===== Provided material

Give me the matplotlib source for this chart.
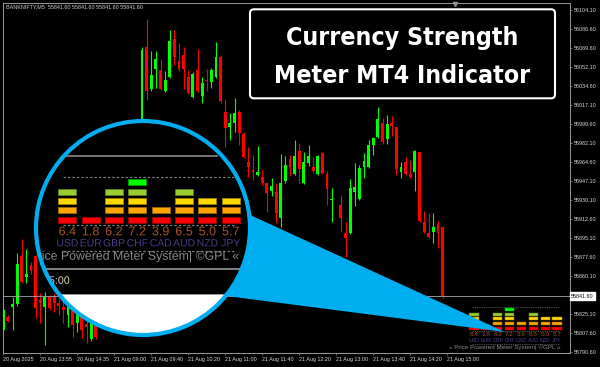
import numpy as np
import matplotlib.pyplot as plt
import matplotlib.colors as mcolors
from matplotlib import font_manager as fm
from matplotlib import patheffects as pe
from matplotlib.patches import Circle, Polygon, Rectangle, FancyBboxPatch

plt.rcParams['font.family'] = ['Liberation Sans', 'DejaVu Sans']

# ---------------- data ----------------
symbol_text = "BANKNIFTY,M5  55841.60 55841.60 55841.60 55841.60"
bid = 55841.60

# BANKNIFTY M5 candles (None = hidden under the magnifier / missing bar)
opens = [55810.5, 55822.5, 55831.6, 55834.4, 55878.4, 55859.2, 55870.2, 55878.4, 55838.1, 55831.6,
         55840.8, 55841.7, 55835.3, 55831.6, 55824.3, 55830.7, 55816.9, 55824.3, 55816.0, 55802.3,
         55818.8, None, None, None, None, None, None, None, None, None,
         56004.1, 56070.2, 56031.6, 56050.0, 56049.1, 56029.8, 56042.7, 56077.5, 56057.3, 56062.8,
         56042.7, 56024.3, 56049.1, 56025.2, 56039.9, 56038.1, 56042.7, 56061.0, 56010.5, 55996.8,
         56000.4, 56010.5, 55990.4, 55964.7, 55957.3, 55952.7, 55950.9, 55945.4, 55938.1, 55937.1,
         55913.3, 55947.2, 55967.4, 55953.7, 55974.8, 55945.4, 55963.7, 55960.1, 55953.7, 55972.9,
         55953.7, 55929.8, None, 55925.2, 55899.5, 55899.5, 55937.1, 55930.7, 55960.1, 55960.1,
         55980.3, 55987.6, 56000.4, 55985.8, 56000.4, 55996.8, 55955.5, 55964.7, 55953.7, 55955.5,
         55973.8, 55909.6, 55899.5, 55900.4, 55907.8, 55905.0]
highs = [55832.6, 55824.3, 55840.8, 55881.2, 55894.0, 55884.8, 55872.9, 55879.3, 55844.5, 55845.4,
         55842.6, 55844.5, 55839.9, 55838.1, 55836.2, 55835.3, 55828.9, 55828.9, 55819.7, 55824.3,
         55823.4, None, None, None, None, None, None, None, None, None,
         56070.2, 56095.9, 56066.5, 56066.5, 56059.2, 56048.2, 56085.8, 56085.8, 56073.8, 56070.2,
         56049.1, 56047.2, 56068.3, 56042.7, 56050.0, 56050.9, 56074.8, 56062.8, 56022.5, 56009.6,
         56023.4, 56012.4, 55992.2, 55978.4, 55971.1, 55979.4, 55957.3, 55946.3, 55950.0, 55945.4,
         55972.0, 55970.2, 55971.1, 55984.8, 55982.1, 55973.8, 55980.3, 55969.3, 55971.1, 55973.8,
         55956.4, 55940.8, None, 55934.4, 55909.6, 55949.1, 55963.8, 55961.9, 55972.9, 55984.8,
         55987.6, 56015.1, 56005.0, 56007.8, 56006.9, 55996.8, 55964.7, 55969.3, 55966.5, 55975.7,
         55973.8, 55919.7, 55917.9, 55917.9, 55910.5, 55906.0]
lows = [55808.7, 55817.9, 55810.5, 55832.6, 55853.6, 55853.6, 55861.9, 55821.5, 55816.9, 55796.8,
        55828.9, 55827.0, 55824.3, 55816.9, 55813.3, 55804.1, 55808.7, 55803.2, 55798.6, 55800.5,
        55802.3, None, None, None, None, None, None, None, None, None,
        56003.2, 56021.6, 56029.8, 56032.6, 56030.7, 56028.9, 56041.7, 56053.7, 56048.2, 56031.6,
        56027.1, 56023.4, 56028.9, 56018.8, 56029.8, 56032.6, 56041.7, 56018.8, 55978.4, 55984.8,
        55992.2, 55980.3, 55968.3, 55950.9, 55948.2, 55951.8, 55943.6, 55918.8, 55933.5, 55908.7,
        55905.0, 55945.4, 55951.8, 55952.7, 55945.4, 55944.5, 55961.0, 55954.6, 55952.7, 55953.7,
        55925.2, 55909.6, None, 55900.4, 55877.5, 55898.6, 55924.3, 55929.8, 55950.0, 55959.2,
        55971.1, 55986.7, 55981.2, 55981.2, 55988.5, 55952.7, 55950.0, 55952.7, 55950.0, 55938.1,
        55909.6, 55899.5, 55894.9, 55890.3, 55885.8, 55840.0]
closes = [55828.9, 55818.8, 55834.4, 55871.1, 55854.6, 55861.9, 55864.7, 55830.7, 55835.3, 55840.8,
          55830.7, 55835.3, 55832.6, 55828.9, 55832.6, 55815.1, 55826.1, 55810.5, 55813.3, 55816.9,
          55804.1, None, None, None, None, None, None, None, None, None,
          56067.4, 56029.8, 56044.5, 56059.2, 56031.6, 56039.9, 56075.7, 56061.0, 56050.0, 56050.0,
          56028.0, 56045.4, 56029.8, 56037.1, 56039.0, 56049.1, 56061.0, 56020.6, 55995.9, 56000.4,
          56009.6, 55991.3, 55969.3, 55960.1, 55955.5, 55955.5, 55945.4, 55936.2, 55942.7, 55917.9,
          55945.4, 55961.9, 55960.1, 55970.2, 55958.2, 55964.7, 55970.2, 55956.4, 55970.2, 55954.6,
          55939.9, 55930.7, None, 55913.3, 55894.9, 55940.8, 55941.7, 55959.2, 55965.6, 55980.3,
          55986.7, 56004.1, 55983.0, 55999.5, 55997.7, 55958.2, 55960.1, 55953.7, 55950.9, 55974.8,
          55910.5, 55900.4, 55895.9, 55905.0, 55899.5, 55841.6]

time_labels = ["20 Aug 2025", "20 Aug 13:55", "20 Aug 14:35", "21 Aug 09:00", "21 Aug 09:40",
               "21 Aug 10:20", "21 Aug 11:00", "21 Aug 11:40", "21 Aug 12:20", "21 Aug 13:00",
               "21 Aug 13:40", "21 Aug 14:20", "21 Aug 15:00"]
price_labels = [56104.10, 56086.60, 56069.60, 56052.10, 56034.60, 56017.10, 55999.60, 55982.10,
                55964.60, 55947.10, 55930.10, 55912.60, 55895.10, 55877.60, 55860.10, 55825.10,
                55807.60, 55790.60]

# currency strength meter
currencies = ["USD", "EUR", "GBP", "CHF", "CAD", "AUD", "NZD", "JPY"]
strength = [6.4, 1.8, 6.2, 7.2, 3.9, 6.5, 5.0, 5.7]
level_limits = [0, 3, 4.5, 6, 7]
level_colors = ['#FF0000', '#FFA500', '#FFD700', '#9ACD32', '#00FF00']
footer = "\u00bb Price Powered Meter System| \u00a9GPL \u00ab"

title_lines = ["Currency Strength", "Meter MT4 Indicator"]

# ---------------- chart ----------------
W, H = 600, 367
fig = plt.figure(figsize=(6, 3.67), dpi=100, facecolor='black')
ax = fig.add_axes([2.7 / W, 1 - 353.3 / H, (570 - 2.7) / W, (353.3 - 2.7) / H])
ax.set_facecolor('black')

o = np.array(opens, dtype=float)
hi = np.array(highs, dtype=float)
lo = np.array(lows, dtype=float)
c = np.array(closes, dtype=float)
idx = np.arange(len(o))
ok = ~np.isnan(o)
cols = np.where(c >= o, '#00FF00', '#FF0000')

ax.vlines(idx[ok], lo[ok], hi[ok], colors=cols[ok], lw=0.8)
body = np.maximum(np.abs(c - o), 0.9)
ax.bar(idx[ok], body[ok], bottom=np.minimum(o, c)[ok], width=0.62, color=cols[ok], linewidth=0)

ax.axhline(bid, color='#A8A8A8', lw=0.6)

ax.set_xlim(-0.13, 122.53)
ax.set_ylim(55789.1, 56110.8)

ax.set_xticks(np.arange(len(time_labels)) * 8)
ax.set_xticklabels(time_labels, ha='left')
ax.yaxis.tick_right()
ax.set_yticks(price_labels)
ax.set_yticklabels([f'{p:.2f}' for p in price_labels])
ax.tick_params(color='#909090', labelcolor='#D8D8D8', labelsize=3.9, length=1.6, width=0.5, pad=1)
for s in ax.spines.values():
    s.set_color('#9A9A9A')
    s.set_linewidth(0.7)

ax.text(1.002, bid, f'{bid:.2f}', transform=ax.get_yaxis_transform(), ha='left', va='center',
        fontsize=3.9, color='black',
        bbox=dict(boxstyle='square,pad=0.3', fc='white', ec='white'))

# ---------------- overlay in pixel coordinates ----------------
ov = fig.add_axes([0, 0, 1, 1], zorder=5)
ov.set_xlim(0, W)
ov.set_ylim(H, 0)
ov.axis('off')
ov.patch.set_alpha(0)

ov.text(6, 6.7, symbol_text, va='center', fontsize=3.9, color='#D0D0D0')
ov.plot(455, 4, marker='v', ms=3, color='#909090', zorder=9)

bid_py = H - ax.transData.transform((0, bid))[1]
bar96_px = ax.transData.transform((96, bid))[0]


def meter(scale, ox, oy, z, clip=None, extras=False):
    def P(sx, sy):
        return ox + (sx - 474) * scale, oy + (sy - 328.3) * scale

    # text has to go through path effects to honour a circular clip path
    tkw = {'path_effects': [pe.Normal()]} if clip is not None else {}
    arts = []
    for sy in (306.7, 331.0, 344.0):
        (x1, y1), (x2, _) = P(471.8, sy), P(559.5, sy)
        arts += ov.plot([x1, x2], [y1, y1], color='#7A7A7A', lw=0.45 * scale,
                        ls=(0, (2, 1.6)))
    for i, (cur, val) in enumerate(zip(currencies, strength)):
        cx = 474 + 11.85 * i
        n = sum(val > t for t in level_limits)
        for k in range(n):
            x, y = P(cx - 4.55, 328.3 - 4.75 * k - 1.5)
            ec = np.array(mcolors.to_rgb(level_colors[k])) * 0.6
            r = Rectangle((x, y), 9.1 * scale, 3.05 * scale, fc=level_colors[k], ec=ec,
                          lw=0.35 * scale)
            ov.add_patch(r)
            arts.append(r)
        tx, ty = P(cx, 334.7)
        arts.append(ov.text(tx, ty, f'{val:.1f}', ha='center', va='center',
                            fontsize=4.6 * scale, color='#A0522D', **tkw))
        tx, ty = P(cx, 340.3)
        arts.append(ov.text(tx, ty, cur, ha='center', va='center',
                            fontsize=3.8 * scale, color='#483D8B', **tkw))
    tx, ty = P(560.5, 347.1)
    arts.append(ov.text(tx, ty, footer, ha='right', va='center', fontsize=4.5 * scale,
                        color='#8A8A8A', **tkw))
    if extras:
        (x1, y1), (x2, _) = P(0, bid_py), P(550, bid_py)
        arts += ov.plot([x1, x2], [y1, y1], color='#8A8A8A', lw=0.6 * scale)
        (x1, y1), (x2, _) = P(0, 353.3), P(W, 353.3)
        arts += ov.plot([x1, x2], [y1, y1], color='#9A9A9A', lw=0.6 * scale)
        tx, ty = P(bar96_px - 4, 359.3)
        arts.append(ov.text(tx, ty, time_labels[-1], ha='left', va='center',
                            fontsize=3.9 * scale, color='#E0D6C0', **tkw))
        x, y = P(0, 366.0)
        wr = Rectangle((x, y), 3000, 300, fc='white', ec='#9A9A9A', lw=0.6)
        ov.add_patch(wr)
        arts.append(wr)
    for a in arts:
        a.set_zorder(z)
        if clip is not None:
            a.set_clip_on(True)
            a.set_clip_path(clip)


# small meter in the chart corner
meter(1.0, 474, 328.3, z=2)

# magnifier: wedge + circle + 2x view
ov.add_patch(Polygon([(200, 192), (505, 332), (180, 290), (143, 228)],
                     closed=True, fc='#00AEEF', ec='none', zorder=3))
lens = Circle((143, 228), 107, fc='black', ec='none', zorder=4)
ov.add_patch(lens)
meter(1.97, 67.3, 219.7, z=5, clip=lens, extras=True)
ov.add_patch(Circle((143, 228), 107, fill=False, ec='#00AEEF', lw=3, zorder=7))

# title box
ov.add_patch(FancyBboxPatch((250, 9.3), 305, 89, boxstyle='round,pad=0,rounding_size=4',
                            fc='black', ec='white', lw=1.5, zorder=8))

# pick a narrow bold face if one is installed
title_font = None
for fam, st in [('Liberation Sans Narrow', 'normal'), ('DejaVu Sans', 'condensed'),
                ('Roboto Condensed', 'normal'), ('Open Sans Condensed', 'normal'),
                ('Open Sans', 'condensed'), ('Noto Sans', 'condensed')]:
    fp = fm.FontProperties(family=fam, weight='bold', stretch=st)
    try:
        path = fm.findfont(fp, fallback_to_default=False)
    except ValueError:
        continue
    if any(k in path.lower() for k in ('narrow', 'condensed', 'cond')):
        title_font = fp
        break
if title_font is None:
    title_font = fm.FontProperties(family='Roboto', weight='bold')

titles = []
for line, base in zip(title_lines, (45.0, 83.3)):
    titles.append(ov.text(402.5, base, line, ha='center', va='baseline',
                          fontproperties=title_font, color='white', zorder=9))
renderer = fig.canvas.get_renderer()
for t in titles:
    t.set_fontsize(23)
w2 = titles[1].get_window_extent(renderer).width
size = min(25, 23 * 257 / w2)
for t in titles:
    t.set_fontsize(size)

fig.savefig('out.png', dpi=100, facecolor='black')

==========

● Short problem
Copy, from the material above, each line in which the string "matplotlib" occurs.

● The solution
Give me the matplotlib source for this chart.
import matplotlib.pyplot as plt
import matplotlib.colors as mcolors
from matplotlib import font_manager as fm
from matplotlib import patheffects as pe
from matplotlib.patches import Circle, Polygon, Rectangle, FancyBboxPatch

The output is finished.